→ Problem
From the listing that follows, output everything exactly except the pictures.
==== Collected material ====
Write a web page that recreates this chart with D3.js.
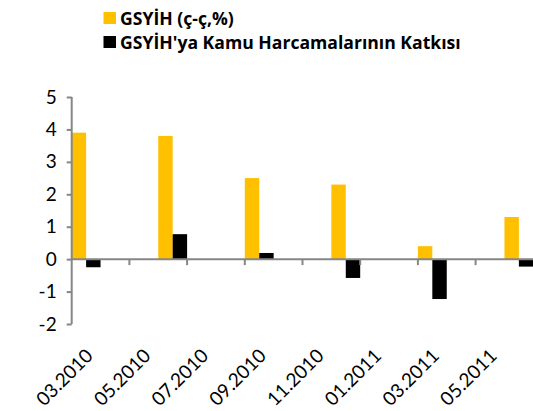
<!DOCTYPE html>
<html>
<head>
<meta charset="utf-8">
<script src="https://cdn.jsdelivr.net/npm/d3@7"></script>
<style>
  html, body { margin: 0; padding: 0; background: #fff; }
  svg { display: block; font-family: Lato, "Open Sans", sans-serif; }
</style>
</head>
<body>
<svg id="chart" width="533" height="411"></svg>
<script>
// month slots on the date axis
const months = ['03.2010','04.2010','05.2010','06.2010','07.2010','08.2010','09.2010','10.2010',
  '11.2010','12.2010','01.2011','02.2011','03.2011','04.2011','05.2011','06.2011'];
const tickLabels = ['03.2010','05.2010','07.2010','09.2010','11.2010','01.2011','03.2011','05.2011'];
const quarters = ['03.2010','06.2010','09.2010','12.2010','03.2011','06.2011'];
const gdp = [3.9, 3.8, 2.5, 2.3, 0.4, 1.3];
const publicContrib = [-0.25, 0.77, 0.19, -0.58, -1.23, -0.23];
const seriesNames = ["GSYİH (ç-ç,%)", "GSYİH'ya Kamu Harcamalarının Katkısı"];
const seriesColors = ['#FFC000', '#000000'];
const yTicks = [-2, -1, 0, 1, 2, 3, 4, 5];

const svg = d3.select('#chart');
const axisColor = '#868686';

const x = d3.scaleBand().domain(months).range([71.7, 533.3]).padding(0);
const xi = d3.scaleBand().domain([0, 1]).range([0, x.bandwidth()]).padding(0);
const y = d3.scaleLinear().domain([-2, 5]).range([324, 97]);

const rows = quarters.map((q, i) => ({ q, vals: [gdp[i], publicContrib[i]] }));

// bars
const groups = svg.append('g').selectAll('g').data(rows).join('g')
  .attr('transform', d => `translate(${x(d.q)},0)`);
groups.selectAll('rect').data(d => d.vals.map((v, k) => ({ v, k }))).join('rect')
  .attr('x', d => xi(d.k))
  .attr('width', xi.bandwidth())
  .attr('y', d => y(Math.max(0, d.v)))
  .attr('height', d => Math.abs(y(d.v) - y(0)))
  .attr('fill', d => seriesColors[d.k]);

// y axis
const yAxis = svg.append('g').attr('transform', 'translate(71.7,0)')
  .call(d3.axisLeft(y).tickValues(yTicks).tickSize(5).tickPadding(10).tickFormat(d => String(d)));
yAxis.select('.domain').attr('stroke', axisColor).attr('stroke-width', 2).attr('d', `M0,${y(5)}V${y(-2)}`);
yAxis.selectAll('.tick line').attr('stroke', axisColor).attr('stroke-width', 2);
yAxis.selectAll('.tick text').attr('font-size', 19).attr('fill', '#000').attr('font-family', 'Lato, sans-serif');

// zero line with tick marks every 2 months
svg.append('line').attr('x1', 71.7).attr('x2', 533.3).attr('y1', y(0)).attr('y2', y(0))
  .attr('stroke', axisColor).attr('stroke-width', 2);
svg.append('g').selectAll('line').data(tickLabels.slice(1)).join('line')
  .attr('x1', d => x(d)).attr('x2', d => x(d))
  .attr('y1', y(0)).attr('y2', y(0) + 6)
  .attr('stroke', axisColor).attr('stroke-width', 2);

// rotated month labels
svg.append('g').selectAll('text').data(tickLabels).join('text')
  .attr('transform', d => `translate(${x(d) + x.bandwidth() / 2 + 8},${357}) rotate(-45)`)
  .attr('text-anchor', 'end')
  .attr('font-size', 19)
  .text(d => d);

// legend
const legend = svg.append('g').selectAll('g').data(seriesNames).join('g')
  .attr('transform', (d, i) => `translate(103.5,${25 + i * 24})`);
legend.append('rect').attr('x', 0).attr('y', -13).attr('width', 12.5).attr('height', 12)
  .attr('fill', (d, i) => seriesColors[i]);
legend.append('text').attr('x', 16.5).attr('y', 0)
  .attr('font-family', '"Open Sans", sans-serif')
  .attr('font-size', 17.6).attr('font-weight', 'bold')
  .text(d => d);
</script>
</body>
</html>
====
→ Finished exercise
Write a web page that recreates this chart with D3.js.
<!DOCTYPE html>
<html>
<head>
<meta charset="utf-8">
<script src="https://cdn.jsdelivr.net/npm/d3@7"></script>
<style>
  html, body { margin: 0; padding: 0; background: #fff; }
  svg { display: block; font-family: Lato, "Open Sans", sans-serif; }
</style>
</head>
<body>
<svg id="chart" width="533" height="411"></svg>
<script>
// month slots on the date axis
const months = ['03.2010','04.2010','05.2010','06.2010','07.2010','08.2010','09.2010','10.2010',
  '11.2010','12.2010','01.2011','02.2011','03.2011','04.2011','05.2011','06.2011'];
const tickLabels = ['03.2010','05.2010','07.2010','09.2010','11.2010','01.2011','03.2011','05.2011'];
const quarters = ['03.2010','06.2010','09.2010','12.2010','03.2011','06.2011'];
const gdp = [3.9, 3.8, 2.5, 2.3, 0.4, 1.3];
const publicContrib = [-0.25, 0.77, 0.19, -0.58, -1.23, -0.23];
const seriesNames = ["GSYİH (ç-ç,%)", "GSYİH'ya Kamu Harcamalarının Katkısı"];
const seriesColors = ['#FFC000', '#000000'];
const yTicks = [-2, -1, 0, 1, 2, 3, 4, 5];

const svg = d3.select('#chart');
const axisColor = '#868686';

const x = d3.scaleBand().domain(months).range([71.7, 533.3]).padding(0);
const xi = d3.scaleBand().domain([0, 1]).range([0, x.bandwidth()]).padding(0);
const y = d3.scaleLinear().domain([-2, 5]).range([324, 97]);

const rows = quarters.map((q, i) => ({ q, vals: [gdp[i], publicContrib[i]] }));

// bars
const groups = svg.append('g').selectAll('g').data(rows).join('g')
  .attr('transform', d => `translate(${x(d.q)},0)`);
groups.selectAll('rect').data(d => d.vals.map((v, k) => ({ v, k }))).join('rect')
  .attr('x', d => xi(d.k))
  .attr('width', xi.bandwidth())
  .attr('y', d => y(Math.max(0, d.v)))
  .attr('height', d => Math.abs(y(d.v) - y(0)))
  .attr('fill', d => seriesColors[d.k]);

// y axis
const yAxis = svg.append('g').attr('transform', 'translate(71.7,0)')
  .call(d3.axisLeft(y).tickValues(yTicks).tickSize(5).tickPadding(10).tickFormat(d => String(d)));
yAxis.select('.domain').attr('stroke', axisColor).attr('stroke-width', 2).attr('d', `M0,${y(5)}V${y(-2)}`);
yAxis.selectAll('.tick line').attr('stroke', axisColor).attr('stroke-width', 2);
yAxis.selectAll('.tick text').attr('font-size', 19).attr('fill', '#000').attr('font-family', 'Lato, sans-serif');

// zero line with tick marks every 2 months
svg.append('line').attr('x1', 71.7).attr('x2', 533.3).attr('y1', y(0)).attr('y2', y(0))
  .attr('stroke', axisColor).attr('stroke-width', 2);
svg.append('g').selectAll('line').data(tickLabels.slice(1)).join('line')
  .attr('x1', d => x(d)).attr('x2', d => x(d))
  .attr('y1', y(0)).attr('y2', y(0) + 6)
  .attr('stroke', axisColor).attr('stroke-width', 2);

// rotated month labels
svg.append('g').selectAll('text').data(tickLabels).join('text')
  .attr('transform', d => `translate(${x(d) + x.bandwidth() / 2 + 8},${357}) rotate(-45)`)
  .attr('text-anchor', 'end')
  .attr('font-size', 19)
  .text(d => d);

// legend
const legend = svg.append('g').selectAll('g').data(seriesNames).join('g')
  .attr('transform', (d, i) => `translate(103.5,${25 + i * 24})`);
legend.append('rect').attr('x', 0).attr('y', -13).attr('width', 12.5).attr('height', 12)
  .attr('fill', (d, i) => seriesColors[i]);
legend.append('text').attr('x', 16.5).attr('y', 0)
  .attr('font-family', '"Open Sans", sans-serif')
  .attr('font-size', 17.6).attr('font-weight', 'bold')
  .text(d => d);
</script>
</body>
</html>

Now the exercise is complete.